Os princípios da política externa brasileira de manutenção de uma autonomia em relação aos Estados Unidos e de aproximação a outros países emergentes vêm cobrando seu preço, avaliam analistas. “Esse bater de cabeças em relação a vários assuntos internacionais relevantes aos Estados Unidos causam irritação em Washington”, afirma Christopher Chivvis, doutor em estudos internacionais avançados e diretor da Carnegie Endowment for International Peace, com sede na capital americana.
A aproximação do Brasil com a China, sua posição sobre as guerras na Ucrânia e em Gaza e encontros com russos empurram para segundo plano pontos que poderiam ser comuns entre os dois países, como a estabilidade regional, os problemas na Venezuela e o desmatamento, aponta Chivvis.
Esse desalinhamento não é novo. Em 2002, o Brasil presidia a Organização para a Proibição de Armas Químicas (Opaq), com José Maurício Bustani, quando inspetores foram autorizados a buscar esses armamentos no Iraque momentos antes da guerra no país, contrariando planos de Washington. Uma campanha americana tirou Bustani do cargo. Em 2020, um ano antes do previsto, Roberto Azevêdo deixou a direção da Organização Mundial do Comércio (OMC) em meio a críticas do então presidente Donald Trump.
“Não sei se fomos de fato um grande incômodo aos EUA na OMC”, diz Rodrigo Cezar, professor de relações internacionais e coordenador do grupo de pesquisa Comércio Internacional e Sustentabilidade da Fundação Getulio Vargas (FGV). “Creio que nossas parcerias comerciais com China e Rússia, essas sim, são motivos de certo receio e desconfiança, gerando posicionamentos distintos e atritos nessas instituições”.
Hoje, o Brasil ocupa cadeiras em instituições como o Banco Interamericano de Desenvolvimento (BID), presidido por Ilan Goldfajn, e o Banco de Desenvolvimento do Brics, comandado pela ex-presidente Dilma Rousseff, que em 2015 esteve em um dos atritos diplomáticos mais lembrados entre os dois países, o da espionagem dos telefones governamentais brasileiros pela NSA, a agência americana de segurança nacional.
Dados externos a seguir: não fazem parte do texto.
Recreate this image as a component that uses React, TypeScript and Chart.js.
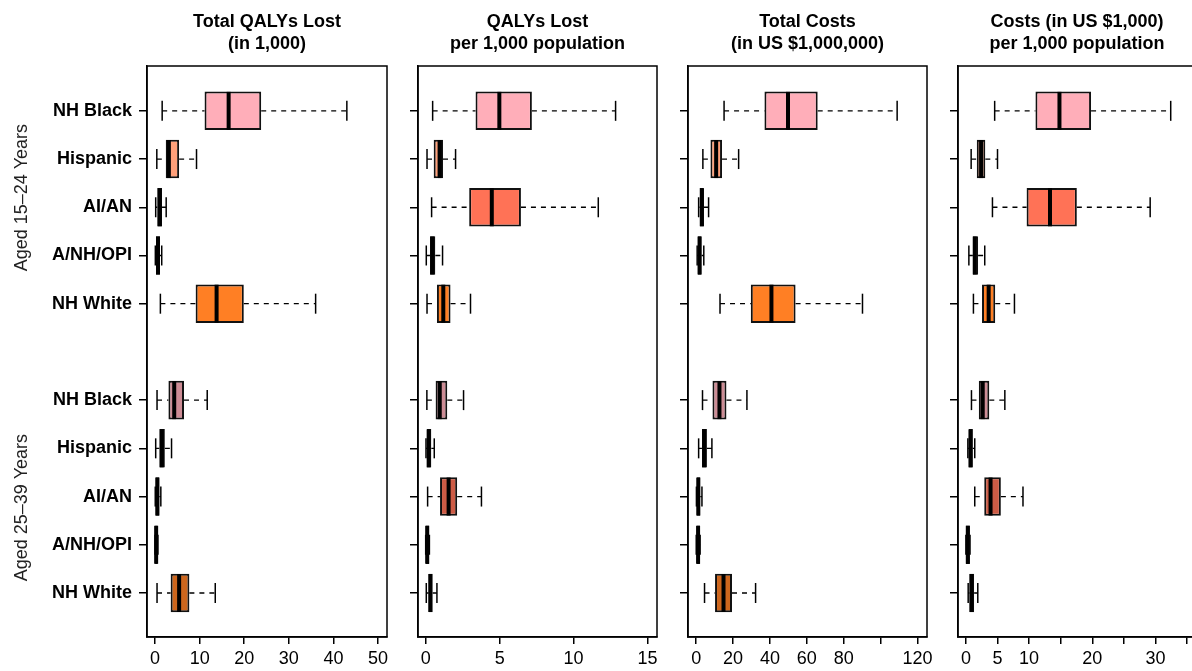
import React, { useEffect, useRef } from 'react';
import { Chart, registerables } from 'chart.js';

Chart.register(...registerables);

const FONT = "'Liberation Sans', Arial, Helvetica, sans-serif";

// ---- Categories ----
const races = ['NH Black', 'Hispanic', 'AI/AN', 'A/NH/OPI', 'NH White'];
const ageGroups = ['Aged 15\u201324 Years', 'Aged 25\u201339 Years'];
// slot of each row on the vertical axis (15-24 group on top, 25-39 group below, gap at 6)
const rowSlots = [11, 10, 9, 8, 7, 5, 4, 3, 2, 1];
const rowLabels = [...races, ...races];
const groupLabelSlots = [9.2, 2.77];

const fillColors = [
  '#FFAEB9', '#FFA07A', '#FF7256', '#EEB4B4', '#FF7F24',
  '#CD8C95', '#CD8162', '#CD5B45', '#CD9B9B', '#CD661D',
];

// ---- Total QALYs lost (in 1,000) ----
const qalyTotalLo = [1.6, 0.4, 0.15, 0.07, 1.2, 0.45, 0.15, 0.05, 0.0, 0.45];
const qalyTotalQ1 = [11.1, 2.4, 0.5, 0.22, 9.1, 3.0, 0.97, 0.1, 0.02, 3.5];
const qalyTotalMed = [16.5, 3.1, 1.05, 0.67, 13.8, 4.3, 1.5, 0.52, 0.25, 5.4];
const qalyTotalQ3 = [23.8, 5.4, 1.57, 1.1, 19.9, 6.5, 2.2, 0.97, 0.6, 7.7];
const qalyTotalHi = [43.0, 9.3, 2.5, 1.5, 36.0, 11.7, 3.7, 1.3, 0.65, 13.5];

// ---- QALYs lost per 1,000 population ----
const qalyRateLo = [0.47, 0.09, 0.4, 0.04, 0.09, 0.08, 0.02, 0.13, 0.0, 0.04];
const qalyRateQ1 = [3.37, 0.54, 2.94, 0.29, 0.76, 0.67, 0.09, 0.97, 0.02, 0.2];
const qalyRateMed = [4.98, 0.94, 4.47, 0.45, 1.19, 0.95, 0.2, 1.55, 0.1, 0.31];
const qalyRateQ3 = [7.18, 1.17, 6.44, 0.65, 1.68, 1.46, 0.38, 2.13, 0.24, 0.47];
const qalyRateHi = [12.84, 2.02, 11.67, 1.14, 3.03, 2.56, 0.58, 3.77, 0.25, 0.76];

// ---- Total costs (in US $1,000,000) ----
const costTotalLo = [15.1, 3.6, 1.3, 0.5, 12.9, 3.4, 1.3, 0.1, 0.0, 4.5];
const costTotalQ1 = [37.0, 7.7, 1.8, 0.9, 29.6, 8.8, 3.1, 0.4, 0.2, 10.2];
const costTotalMed = [49.8, 10.8, 3.1, 1.8, 40.8, 12.6, 4.3, 1.1, 1.0, 14.8];
const costTotalQ3 = [65.9, 14.0, 4.1, 2.9, 53.9, 16.4, 5.8, 2.2, 2.0, 19.4];
const costTotalHi = [109.0, 23.0, 6.7, 4.1, 90.2, 27.5, 8.5, 3.1, 2.1, 32.2];

// ---- Costs (in US $1,000) per 1,000 population ----
const costRateLo = [4.55, 0.83, 4.2, 0.47, 1.19, 0.88, 0.31, 1.4, 0.0, 0.36];
const costRateQ1 = [11.0, 1.72, 9.6, 1.1, 2.55, 2.04, 0.47, 2.9, 0.02, 0.56];
const costRateMed = [14.8, 2.4, 13.3, 1.4, 3.6, 2.66, 0.72, 3.9, 0.3, 0.88];
const costRateQ3 = [19.8, 3.07, 17.55, 1.93, 4.64, 3.7, 1.1, 5.53, 0.63, 1.3];
const costRateHi = [32.4, 5.0, 29.15, 2.98, 7.68, 6.16, 1.4, 9.03, 0.65, 1.88];

// ---- Axis ticks ----
const qalyTotalTicks = [0, 10, 20, 30, 40, 50];
const qalyTotalTickLabels = [0, 10, 20, 30, 40, 50];
const qalyRateTicks = [0, 5, 10, 15];
const qalyRateTickLabels = [0, 5, 10, 15];
const costTotalTicks = [0, 20, 40, 60, 80, 100, 120];
const costTotalTickLabels = [0, 20, 40, 60, 80, 120];
const costRateTicks = [0, 5, 10, 15, 20, 25, 30, 35];
const costRateTickLabels = [0, 5, 10, 20, 30];

type PanelSpec = {
  key: string;
  title: [string, string];
  lo: number[];
  q1: number[];
  med: number[];
  q3: number[];
  hi: number[];
  xMin: number;
  xMax: number;
  ticks: number[];
  tickLabels: number[];
  left: number;
  width: number;
  yAxisWidth: number;
  rightPad: number;
  first: boolean;
};

const panels: PanelSpec[] = [
  {
    key: 'p1', title: ['Total QALYs Lost', '(in 1,000)'],
    lo: qalyTotalLo, q1: qalyTotalQ1, med: qalyTotalMed, q3: qalyTotalQ3, hi: qalyTotalHi,
    xMin: -1.8, xMax: 52.0, ticks: qalyTotalTicks, tickLabels: qalyTotalTickLabels,
    left: 0, width: 410, yAxisWidth: 147, rightPad: 23, first: true,
  },
  {
    key: 'p2', title: ['QALYs Lost', 'per 1,000 population'],
    lo: qalyRateLo, q1: qalyRateQ1, med: qalyRateMed, q3: qalyRateQ3, hi: qalyRateHi,
    xMin: -0.52, xMax: 15.64, ticks: qalyRateTicks, tickLabels: qalyRateTickLabels,
    left: 395, width: 285, yAxisWidth: 22, rightPad: 23, first: false,
  },
  {
    key: 'p3', title: ['Total Costs', '(in US $1,000,000)'],
    lo: costTotalLo, q1: costTotalQ1, med: costTotalMed, q3: costTotalQ3, hi: costTotalHi,
    xMin: -4.47, xMax: 125.2, ticks: costTotalTicks, tickLabels: costTotalTickLabels,
    left: 665, width: 285, yAxisWidth: 21, rightPad: 23, first: false,
  },
  {
    key: 'p4', title: ['Costs (in US $1,000)', 'per 1,000 population'],
    lo: costRateLo, q1: costRateQ1, med: costRateMed, q3: costRateQ3, hi: costRateHi,
    xMin: -1.25, xMax: 36.4, ticks: costRateTicks, tickLabels: costRateTickLabels,
    left: 935, width: 285, yAxisWidth: 21, rightPad: 24, first: false,
  },
];

const H = 671;

function PanelChart({ spec }: { spec: PanelSpec }) {
  const ref = useRef<HTMLCanvasElement | null>(null);

  useEffect(() => {
    if (!ref.current) return;
    const s = spec;

    const whiskerData: any[] = [];
    const capData: any[] = [];
    const boxData: any[] = [];
    const medData: any[] = [];
    rowSlots.forEach((slot, i) => {
      whiskerData.push(
        { x: s.lo[i], y: slot }, { x: s.q1[i], y: slot }, { x: null, y: slot },
        { x: s.q3[i], y: slot }, { x: s.hi[i], y: slot }, { x: null, y: slot },
      );
      capData.push({ x: s.lo[i], y: slot }, { x: s.hi[i], y: slot });
      boxData.push({ x: [s.q1[i], s.q3[i]], y: slot });
      medData.push({ x: s.med[i], y: slot });
    });

    const framePlugin = {
      id: 'frameAndTitles',
      afterDraw(chart: any) {
        const { ctx, chartArea } = chart;
        ctx.save();
        ctx.strokeStyle = '#000';
        ctx.lineWidth = 1.5;
        ctx.strokeRect(chartArea.left, chartArea.top, chartArea.right - chartArea.left, chartArea.bottom - chartArea.top);
        // panel titles
        const cx = (chartArea.left + chartArea.right) / 2;
        ctx.fillStyle = '#000';
        ctx.font = `bold 18px ${FONT}`;
        ctx.textAlign = 'center';
        ctx.textBaseline = 'alphabetic';
        ctx.fillText(s.title[0], cx, 27);
        ctx.fillText(s.title[1], cx, 48.6);
        // group labels on the first panel
        if (s.first) {
          const y = chart.scales.y;
          ctx.font = `18px ${FONT}`;
          ctx.fillStyle = '#222';
          groupLabelSlots.forEach((v, gi) => {
            ctx.save();
            ctx.translate(27, y.getPixelForValue(v));
            ctx.rotate(-Math.PI / 2);
            ctx.textAlign = 'center';
            ctx.fillText(ageGroups[gi], 0, 0);
            ctx.restore();
          });
        }
        ctx.restore();
      },
    };

    const chart = new Chart(ref.current, {
      type: 'scatter',
      data: {
        datasets: [
          {
            type: 'line',
            data: whiskerData,
            borderColor: '#000',
            borderWidth: 1.3,
            borderDash: [5, 5],
            pointRadius: 0,
            fill: false,
            spanGaps: false,
            tension: 0,
            order: 4,
          } as any,
          {
            type: 'scatter',
            data: capData,
            pointStyle: 'line',
            pointRadius: 10,
            pointRotation: 90,
            pointBorderColor: '#000',
            pointBackgroundColor: '#000',
            pointBorderWidth: 1.5,
            order: 3,
          } as any,
          {
            type: 'bar',
            indexAxis: 'y',
            data: boxData,
            backgroundColor: fillColors,
            borderColor: '#111',
            borderWidth: 2,
            borderSkipped: false,
            barPercentage: 0.8,
            categoryPercentage: 1,
            order: 2,
          } as any,
          {
            type: 'scatter',
            data: medData,
            pointStyle: 'line',
            pointRadius: 19,
            pointRotation: 90,
            pointBorderColor: '#000',
            pointBackgroundColor: '#000',
            pointBorderWidth: 4,
            order: 1,
          } as any,
        ],
      },
      options: {
        responsive: false,
        animation: false,
        events: [],
        layout: { padding: { top: 66, left: 0, right: s.rightPad, bottom: 0 } },
        plugins: {
          legend: { display: false },
          tooltip: { enabled: false },
          title: { display: false },
        },
        scales: {
          x: {
            type: 'linear',
            position: 'bottom',
            min: s.xMin,
            max: s.xMax,
            offset: false,
            afterBuildTicks: (sc: any) => {
              sc.ticks = s.ticks.map((v) => ({ value: v }));
            },
            afterFit: (sc: any) => {
              sc.height = 34;
            },
            ticks: {
              autoSkip: false,
              maxRotation: 0,
              padding: 4.5,
              color: '#000',
              font: { family: FONT, size: 18 },
              callback: (v: any) => (s.tickLabels.includes(Number(v)) ? String(v) : ''),
            },
            grid: { drawOnChartArea: false, drawTicks: true, tickLength: 7, color: '#000', lineWidth: 1.5, offset: false },
            border: { display: true, color: '#000', width: 1.5 },
          },
          y: {
            type: 'linear',
            position: 'left',
            min: 0.087,
            max: 11.93,
            offset: false,
            afterBuildTicks: (sc: any) => {
              sc.ticks = [...rowSlots].sort((a, b) => a - b).map((v) => ({ value: v }));
            },
            afterFit: (sc: any) => {
              sc.width = s.yAxisWidth;
            },
            ticks: {
              display: s.first,
              autoSkip: false,
              padding: 7,
              color: '#000',
              font: { family: FONT, size: 18, weight: 'bold' },
              callback: (v: any) => {
                const idx = rowSlots.indexOf(Number(v));
                return idx >= 0 ? rowLabels[idx] : '';
              },
            },
            grid: { drawOnChartArea: false, drawTicks: true, tickLength: 8, color: '#000', lineWidth: 1.5, offset: false },
            border: { display: true, color: '#000', width: 1.5 },
          },
        },
      } as any,
      plugins: [framePlugin],
    });

    return () => chart.destroy();
  }, [spec]);

  return (
    <canvas
      ref={ref}
      width={spec.width}
      height={H}
      style={{ position: 'absolute', left: spec.left, top: 0, width: spec.width, height: H, display: 'block' }}
    />
  );
}

export default function App() {
  return (
    <div
      style={{
        position: 'fixed',
        left: 0,
        top: 0,
        width: 1192,
        height: 671,
        overflow: 'hidden',
        background: '#fff',
      }}
    >
      {panels.map((p) => (
        <PanelChart key={p.key} spec={p} />
      ))}
    </div>
  );
}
Até novembro, o Brasil também preside o G20, grupo de ministros da área de finanças e chefes de bancos centrais das 19 maiores economias do mundo – no cargo está o presidente Lula. Nesse período, o país sediará mais de cem reuniões e conferências em que terá voz para influenciar mudanças em organismos como a ONU e o Fundo Monetário Internacional (FMI).
Nossas parcerias com China e Rússia são motivos de certo receio”
— Rodrigo Cezar
“Um crescente número de experts em Washington acredita que seria do interesse dos EUA algum tipo de reforma no Conselho de Segurança da ONU. Mas países como o Brasil precisam desenvolver planos concretos e realistas de como avançar essas reformas”, afirma Chivvis, que não crê no poder de “varinha mágica” americana de criar assentos no conselho, já que os cinco membros permanentes teriam de olhar também para Alemanha e Índia, dois países que compartilhariam da mesma legitimidade geopolítica do Brasil.
Entre os pontos para a desconfiança dos americanos estão episódios que ocorreram no início do terceiro mandato de Lula, como o envio de uma delegação secreta à Venezuela, a recusa do presidente em assinar a declaração conjunta na ONU denunciando ações de crimes contra a humanidade do governo da Nicarágua, a permissão para que navios de guerra do Irã atracassem no Brasil, apesar da pressão da diplomacia dos EUA, e a recusa no envio de armas para a Ucrânia na guerra contra a Rússia.
“A relação entre os dois países, que na visão do presidente [americano Joe] Biden poderia ficar mais calorosa, rapidamente esfriou. A Venezuela, por exemplo, é um dos grandes problemas regionais para os EUA, dado o grande número de imigrantes do país. O Brasil, poderia ter um papel mais construtivo neste caso”, avalia Chivvis.
Assim, a força do Brasil na geopolítica mundial estaria enfraquecida, posição que não tende a mudar independente de quem vença as eleições americana, afirma Cezar. “Este é o padrão atual da política externa brasileira”.